Do you know who’s not afraid to let viewers in? The effervescent Ellen, of course. She makes being a homosexual relatable to Americans that would otherwise never have exposure to the lifestyle. She’s like a modern-day gay Ghandi. She’s going to change the world for good with her kindness and dance.
The next decision for CBS will be where to film the show: New York or Los Angeles. This time, there might be another option besides the two standard locations. New Orleans mayor Mitch Landrieu sent a letter to CBS’ CEO pitching New Orleans as a possible host city to the new late show. You know who knows her way around New Orleans? Yeah yeah, you get the picture. (Ellen).

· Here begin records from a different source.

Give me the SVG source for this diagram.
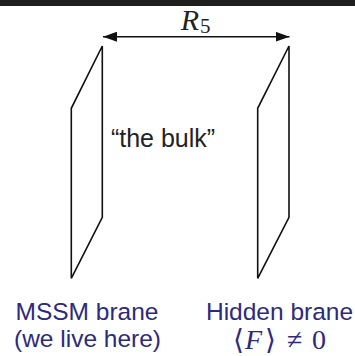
<svg xmlns="http://www.w3.org/2000/svg" width="355" height="356" viewBox="0 0 355 356">
<defs>
<style>
.brane{fill:none;stroke:#111;stroke-width:1.6;stroke-linejoin:miter}
.lbl{font-family:"Liberation Sans",Arial,sans-serif;font-size:24.5px;fill:#2d2a7c;text-anchor:middle}
.math{font-family:"Liberation Serif","Times New Roman",serif;fill:#2d2a7c;font-size:28px}
.brk{font-family:"DejaVu Serif",serif;font-weight:normal}
.conn{stroke:#111;stroke-width:1.6;fill:none}
</style>
<marker id="ah" viewBox="0 0 14 10" refX="14" refY="5" markerWidth="14" markerHeight="10" markerUnits="userSpaceOnUse" orient="auto-start-reverse">
<path d="M0,0 L14,5 L0,10 Z" fill="#111"/>
</marker>
</defs>
<rect x="0" y="0" width="355" height="6" fill="#1f1f1f"/>
<g id="connectors">
<line class="conn" x1="103" y1="36.7" x2="289.5" y2="36.7" marker-start="url(#ah)" marker-end="url(#ah)"/>
<text x="199" y="30" font-family="Liberation Serif,'Times New Roman',serif" font-style="italic" font-size="30" fill="#222" text-anchor="end">R</text>
<text x="200" y="32.5" font-family="Liberation Serif,'Times New Roman',serif" font-size="21" fill="#222">5</text>
</g>
<g id="mssm-brane">
<polygon class="brane" points="102.3,46 102.3,217.3 71.3,278.3 71.3,108.3"/>
<text class="lbl" x="87" y="320">MSSM brane</text>
<text class="lbl" x="87.5" y="347">(we live here)</text>
</g>
<g id="bulk">
<text x="163" y="147" font-family="Liberation Sans,Arial,sans-serif" font-size="25" fill="#222" text-anchor="middle">“the bulk”</text>
</g>
<g id="hidden-brane">
<polygon class="brane" points="289,46 289,217.3 257.7,278.3 257.7,108.3"/>
<text class="lbl" x="279.5" y="320">Hidden brane</text>
<text class="math" y="349"><tspan class="brk" x="233">⟨</tspan><tspan x="245" font-style="italic">F</tspan><tspan class="brk" x="265">⟩</tspan><tspan x="287">≠</tspan><tspan x="312">0</tspan></text>
</g>
</svg>
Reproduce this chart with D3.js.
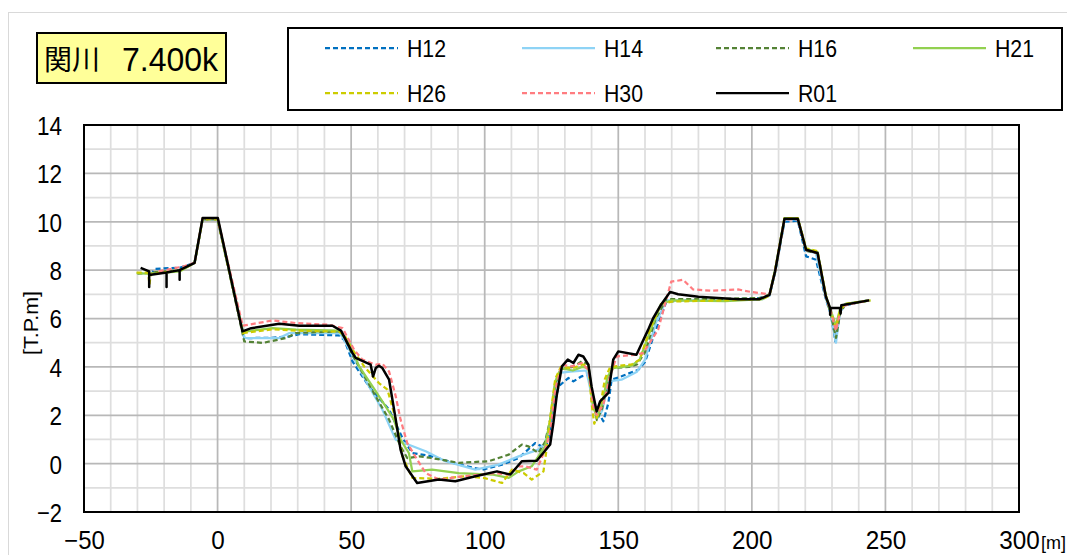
<!DOCTYPE html>
<html>
<head>
<meta charset="utf-8">
<script src="https://cdn.jsdelivr.net/npm/d3@7"></script>
<style>
  body { margin: 0; background: #fff; }
  svg { display: block; }
  text { font-family: "Liberation Sans", Arial, "Noto Sans CJK JP", sans-serif; fill: #000; }
</style>
</head>
<body>
<svg id="chart" width="1067" height="555"></svg>
<script>
// cross section survey lines, [distance (m), elevation T.P.m]
var seriesNames = ['H12', 'H14', 'H16', 'H21', 'H26', 'H30', 'R01'];
var seriesColors = ['#0070C0', '#8ED3F5', '#548235', '#92D050', '#CCCC00', '#FF7C80', '#000000'];
var seriesDashed = [true, false, true, false, true, true, false];

var h12 = [[-25,7.8],[-23.5,8.05],[-14.2,8.1],[-8.6,8.3],[-5.6,10.1],[0,10.1],[10,5.19],[20,5.2],[26.9,5.26],[30.6,5.35],[45.5,5.3],[47.5,5.1],[50.5,4.23],[56.7,3.19],[64.2,2.23],[69.2,1.06],[72.9,0.44],[80.3,0.3],[90.3,-0.04],[99,-0.25],[106.5,-0.04],[112.7,0.23],[118.9,0.85],[122.6,0.65],[124,1.0],[125.1,1.95],[127.6,3.19],[131.3,3.54],[133.2,3.4],[136.3,3.61],[138.8,3.68],[141.3,2.37],[144.4,1.75],[146.3,2.51],[147.5,3.47],[151.2,3.61],[157.5,3.88],[160,4.2],[163,5.2],[168,6.7],[175,6.75],[195,6.8],[203,6.85],[206.6,6.95],[208.7,7.9],[212.2,10.0],[217.2,10.05],[220.3,8.57],[224,8.43],[227.7,6.8],[229.5,6.2],[231.3,5.05],[233,6.3],[235,6.55],[243.9,6.75]];
var h14 = [[-25,7.85],[-14,8.0],[-8.6,8.3],[-5.6,10.1],[0,10.1],[10.1,5.19],[23.1,5.19],[26.9,5.4],[45.5,5.4],[47,5.2],[49.3,4.71],[56.7,3.19],[61.7,2.23],[66.7,0.99],[71.6,0.78],[77.9,0.51],[85.3,0.1],[96.5,-0.25],[105.2,-0.04],[112.7,0.3],[120.1,0.58],[122.6,0.85],[124.5,1.7],[126.5,3.2],[128,3.75],[132,3.8],[138,3.85],[140.5,2.6],[142.5,1.9],[144,2.2],[146.3,3.4],[151.2,3.47],[157,3.8],[160,4.3],[164,5.8],[168,6.75],[190,6.75],[204,6.8],[206.6,6.95],[208.7,7.95],[212.2,10.1],[217.2,10.1],[220.3,8.8],[224,8.7],[227.7,6.85],[229.5,6.2],[231.5,5.0],[233,6.3],[235,6.6],[243.9,6.75]];
var h16 = [[-30,7.85],[-25,7.9],[-14,8.0],[-8.6,8.3],[-5.6,10.1],[0,10.1],[10,5.05],[16.9,4.99],[25.6,5.19],[29.4,5.4],[45.5,5.47],[47.5,5.25],[50.5,4.5],[59.2,2.78],[64.2,1.82],[68.5,0.71],[71,0.23],[75.4,0.3],[80.3,0.23],[90.3,0.03],[101.5,0.1],[109,0.37],[113.9,0.79],[116.4,0.71],[120.1,0.44],[122.6,0.9],[124.5,1.8],[126.4,3.3],[128.5,3.9],[133,4.0],[136.3,4.23],[138.8,4.1],[140.5,2.6],[142,1.8],[144,2.3],[146,3.4],[148,3.95],[154,4.0],[157,4.1],[160,4.6],[164,6.0],[168,6.8],[185,6.8],[204,6.85],[206.6,7.0],[208.7,7.95],[212.2,10.12],[217.2,10.12],[220.3,8.8],[224.6,8.7],[227.7,6.9],[229.5,6.2],[231.5,5.2],[233,6.2],[235,6.6],[243.9,6.75]];
var h21 = [[-30.3,7.88],[-25,7.85],[-14,7.95],[-8.6,8.3],[-5.6,10.15],[0,10.15],[9.5,5.45],[20.6,5.6],[29.4,5.54],[45.5,5.5],[47,5.3],[49.3,4.99],[53,4.02],[58,3.19],[62.9,2.37],[66,1.82],[68.5,0.99],[71.6,0.44],[72.9,-0.32],[80.3,-0.25],[90.3,-0.39],[102.7,-0.45],[109,-0.59],[112.7,-0.32],[117.6,-0.11],[122.6,0.71],[124.5,1.8],[126.4,3.4],[128.5,3.95],[133,3.85],[136.5,4.0],[138.8,3.95],[140.5,2.4],[142,1.9],[144,2.5],[146,3.6],[148,3.95],[155,4.05],[158,4.3],[162,5.5],[166,6.6],[170,6.75],[190,6.72],[204,6.8],[206.6,7.0],[208.7,8.0],[212.2,10.15],[217.2,10.15],[220.3,8.88],[224.6,8.75],[227.7,6.95],[229.5,6.35],[231.5,5.7],[233,6.4],[235,6.6],[244.4,6.75]];
var h26 = [[-30.3,7.9],[-26,7.9],[-25.5,7.4],[-25,7.85],[-14,8.0],[-8.6,8.3],[-5.6,10.1],[0,10.1],[9.5,5.4],[20.6,5.55],[29.4,5.5],[45.5,5.45],[47.4,5.33],[50,4.8],[55,4.0],[60.4,3.33],[63.6,3.06],[66.7,1.82],[69.2,0.3],[72.9,-0.59],[82.8,-0.63],[92.8,-0.52],[100,-0.6],[106.5,-0.8],[110.2,-0.25],[114.6,-0.39],[117.6,-0.66],[122,-0.32],[123.3,0.71],[124.5,1.9],[126.4,3.5],[128.5,4.0],[133,3.95],[136.5,4.1],[138.8,4.05],[140,2.5],[141,1.65],[143,2.2],[145,3.5],[147,4.0],[155,4.1],[158,4.3],[162,5.6],[166,6.6],[170,6.7],[190,6.75],[204,6.8],[206.6,6.95],[208.7,8.0],[212.2,10.15],[217.2,10.15],[220.3,8.9],[224.6,8.78],[227.7,6.95],[229.5,6.3],[231.5,5.6],[233,6.35],[235,6.6],[244.4,6.75]];
var h30 = [[-22,7.95],[-12.9,8.15],[-8.6,8.3],[-5.6,10.15],[0,10.15],[9.4,5.7],[20.6,5.92],[29.4,5.81],[41.8,5.74],[46.8,5.6],[51.1,4.71],[54.2,4.3],[59.2,4.09],[61.7,4.13],[64.2,3.81],[66.7,2.78],[68.5,1.82],[71,0.85],[74.7,0.17],[77.9,-0.39],[82.8,-0.66],[90,-0.55],[104,-0.39],[109,-0.45],[112.7,-0.11],[115.2,-0.11],[119.5,-0.25],[122.6,0.58],[124.5,1.27],[126.4,3.06],[128.9,4.09],[132.6,4.02],[136.3,4.16],[138.8,3.88],[140.7,2.37],[141.9,2.02],[144.4,2.44],[146.9,3.61],[149.4,4.43],[156.2,4.5],[159.3,4.57],[164.9,5.54],[169.8,7.52],[174.3,7.6],[178,7.2],[185,7.15],[194.8,7.2],[199.6,7.1],[206.6,7.0],[208.7,7.95],[212.2,10.1],[217.2,10.1],[220.3,8.84],[224.6,8.7],[227.7,6.9],[229.5,6.3],[231.5,5.5],[233.3,6.4],[235,6.55],[243.9,6.75]];
var r01 = [[-28.8,8.09],[-25.6,7.95],[-25.6,7.3],[-25.6,7.8],[-19.1,7.9],[-19.1,7.3],[-19.1,7.9],[-14.2,8.0],[-14.2,7.6],[-14.2,8.0],[-8.6,8.3],[-5.6,10.15],[0.1,10.15],[9.3,5.47],[12.6,5.6],[23.1,5.78],[30.6,5.7],[43,5.7],[46.2,5.5],[50.5,4.57],[51.7,4.37],[57.3,4.09],[58.2,3.6],[59.2,3.95],[60.4,4.05],[61.7,3.95],[64.2,3.47],[66.7,1.82],[68.5,0.58],[70.4,-0.11],[74.7,-0.8],[82.8,-0.66],[89,-0.73],[96.5,-0.52],[104.6,-0.32],[109.6,-0.45],[113.9,0.1],[119.5,0.12],[124.5,0.79],[125.7,1.68],[127,2.85],[128.9,4.02],[131.1,4.3],[133.2,4.16],[135.1,4.5],[136.9,4.43],[138.8,4.09],[140,3.19],[141.9,2.16],[143.2,2.57],[146.3,2.92],[148.1,4.3],[150,4.64],[156.8,4.5],[161.2,5.54],[163,6.0],[166,6.57],[169.4,7.1],[172.4,7.0],[180,6.9],[194.8,6.8],[202.9,6.8],[206.6,6.98],[208.7,7.95],[212.2,10.12],[217.2,10.12],[220.3,8.84],[224.6,8.71],[227.7,6.91],[229.3,6.43],[229.3,6.15],[229.5,6.43],[233,6.43],[233.2,6.2],[233.5,6.55],[243.9,6.75]];
var seriesData = [h12, h14, h16, h21, h26, h30, r01];

var xTicks = [-50, 0, 50, 100, 150, 200, 250, 300];
var yTicks = [-2, 0, 2, 4, 6, 8, 10, 12, 14];
var titlePlace = '関川';
var titleKm = '7.400k';

var svg = d3.select('#chart');
var MARGINS = {top: 125, right: 48, bottom: 43, left: 84};
var WIDTH = 1067, HEIGHT = 555;

var xRange = d3.scaleLinear().domain([-50, 300]).range([MARGINS.left, WIDTH - MARGINS.right]);
var yRange = d3.scaleLinear().domain([-2, 14]).range([HEIGHT - MARGINS.bottom, MARGINS.top]);

// narrow look of the original font: squeeze each label to a fixed width per character
function squeeze(sel, perChar){
    sel.each(function(){
        var n = this.textContent.length;
        d3.select(this).attr('textLength', n * perChar).attr('lengthAdjust', 'spacingAndGlyphs');
    });
}

// outer chart area border
svg.append('rect')
    .attr('x', 8.5).attr('y', 12.5)
    .attr('width', 1100).attr('height', 600)
    .attr('fill', '#fff').attr('stroke', '#d9d9d9').attr('stroke-width', 1);

// minor grid (every 10 m / 1 m)
var grid = svg.append('g');
grid.selectAll('line.vminor')
    .data(d3.range(-40, 300, 10).filter(function(d){ return d % 50 !== 0; }))
    .enter().append('line')
    .attr('x1', function(d){ return xRange(d); }).attr('x2', function(d){ return xRange(d); })
    .attr('y1', yRange(-2)).attr('y2', yRange(14))
    .attr('stroke', '#dedede').attr('stroke-width', 1.75);
grid.selectAll('line.hminor')
    .data(d3.range(-1, 14, 2))
    .enter().append('line')
    .attr('x1', xRange(-50)).attr('x2', xRange(300))
    .attr('y1', function(d){ return yRange(d); }).attr('y2', function(d){ return yRange(d); })
    .attr('stroke', '#dedede').attr('stroke-width', 1.75);
// major grid
grid.selectAll('line.vmajor')
    .data(xTicks.slice(1, -1))
    .enter().append('line')
    .attr('x1', function(d){ return xRange(d); }).attr('x2', function(d){ return xRange(d); })
    .attr('y1', yRange(-2)).attr('y2', yRange(14))
    .attr('stroke', '#b8b8b8').attr('stroke-width', 1.75);
grid.selectAll('line.hmajor')
    .data(yTicks.slice(1, -1))
    .enter().append('line')
    .attr('x1', xRange(-50)).attr('x2', xRange(300))
    .attr('y1', function(d){ return yRange(d); }).attr('y2', function(d){ return yRange(d); })
    .attr('stroke', '#b8b8b8').attr('stroke-width', 1.75);

// series lines
var lineFunc = d3.line()
    .x(function(d){ return xRange(d[0]); })
    .y(function(d){ return yRange(d[1]); });

for (let i = 0; i < seriesData.length; i++){
    svg.append('path')
        .attr('d', lineFunc(seriesData[i]))
        .attr('fill', 'none')
        .attr('stroke', seriesColors[i])
        .attr('stroke-width', i === 6 ? 2.5 : 2.25)
        .attr('stroke-linejoin', 'round')
        .attr('stroke-dasharray', seriesDashed[i] ? '5,3' : null);
}

// plot frame
svg.append('rect')
    .attr('x', xRange(-50)).attr('y', yRange(14))
    .attr('width', xRange(300) - xRange(-50)).attr('height', yRange(-2) - yRange(14))
    .attr('fill', 'none').attr('stroke', '#000').attr('stroke-width', 2);

// axes (labels only)
var yAxis = d3.axisLeft(yRange).tickValues(yTicks).tickSize(0).tickPadding(22);
var gy = svg.append('g').attr('transform', 'translate(' + MARGINS.left + ',0)').call(yAxis);
gy.select('.domain').remove();
gy.selectAll('text').style('font-size', '26px').attr('dy', '0.36em')
    .style('font-family', '"Liberation Sans", Arial, sans-serif');
squeeze(gy.selectAll('text'), 12.5);

var xAxis = d3.axisBottom(xRange).tickValues(xTicks).tickSize(0).tickPadding(19);
var gx = svg.append('g').attr('transform', 'translate(0,' + (HEIGHT - MARGINS.bottom) + ')').call(xAxis);
gx.select('.domain').remove();
gx.selectAll('text').style('font-size', '25px')
    .style('font-family', '"Liberation Sans", Arial, sans-serif');
squeeze(gx.selectAll('text'), 13.5);

svg.append('text')
    .attr('x', xRange(300) + 22).attr('y', 549)
    .style('font-size', '19px')
    .attr('textLength', 25).attr('lengthAdjust', 'spacingAndGlyphs')
    .text('[m]');

svg.append('text')
    .attr('transform', 'translate(38,323) rotate(-90)')
    .attr('text-anchor', 'middle')
    .style('font-size', '21px')
    .attr('textLength', 64).attr('lengthAdjust', 'spacingAndGlyphs')
    .text('[T.P.m]');

// title box
svg.append('rect')
    .attr('x', 37).attr('y', 33).attr('width', 189).attr('height', 50)
    .attr('fill', '#FFFF99').attr('stroke', '#000').attr('stroke-width', 2);
svg.append('text')
    .attr('x', 44).attr('y', 70)
    .style('font-size', '28px')
    .style('font-family', '"Noto Sans CJK JP", sans-serif')
    .text(titlePlace);
svg.append('text')
    .attr('x', 122).attr('y', 71)
    .style('font-size', '34px')
    .style('font-family', '"Liberation Sans", Arial, sans-serif')
    .attr('textLength', 96).attr('lengthAdjust', 'spacingAndGlyphs')
    .text(titleKm);

// legend
svg.append('rect')
    .attr('x', 288).attr('y', 28).attr('width', 774).attr('height', 82)
    .attr('fill', '#fff').attr('stroke', '#000').attr('stroke-width', 2);
var legendCols = [325, 522, 716, 913];
var legendRows = [48, 93];
for (let i = 0; i < seriesNames.length; i++){
    let lx = legendCols[i % 4];
    let ly = legendRows[Math.floor(i / 4)];
    svg.append('line')
        .attr('x1', lx).attr('x2', lx + 73)
        .attr('y1', ly).attr('y2', ly)
        .attr('stroke', seriesColors[i])
        .attr('stroke-width', 2.25)
        .attr('stroke-dasharray', seriesDashed[i] ? '5,3' : null);
    svg.append('text')
        .attr('x', lx + 82).attr('y', ly + 9)
        .style('font-size', '24px')
        .attr('textLength', 39).attr('lengthAdjust', 'spacingAndGlyphs')
        .text(seriesNames[i]);
}
</script>
</body>
</html>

Again, I’m not saying Stephen Colbert won’t do a great job; I think he probably will. I’ve sat in the Colbert audience, and I’ve never seen a more professional performer in my life. But that’s the thing about being a talk-show host. You’re not performing; you’re just being yourself. I’m not sure if the “real” Stephen Colbert can do that. Unfortunately, you never know until the first show airs.
I fear CBS made their decision too quickly with Colbert. This is a huge decision for the television industry and Americans in general. I expected a long-drawn out interview process to go on behind closed doors. They’re replacing a man who has been in the position for over 30 years. I figured it would take more than a fortnight to pick a successor.
I was hoping for a handful of guest-hosts whose fate would be decided by America’s approval. Letterman isn’t leaving until 2015. Why did CBS feel the need to immediately appoint Colbert? We need to be wined and dined before we so quickly change who we let into our room before bedtime.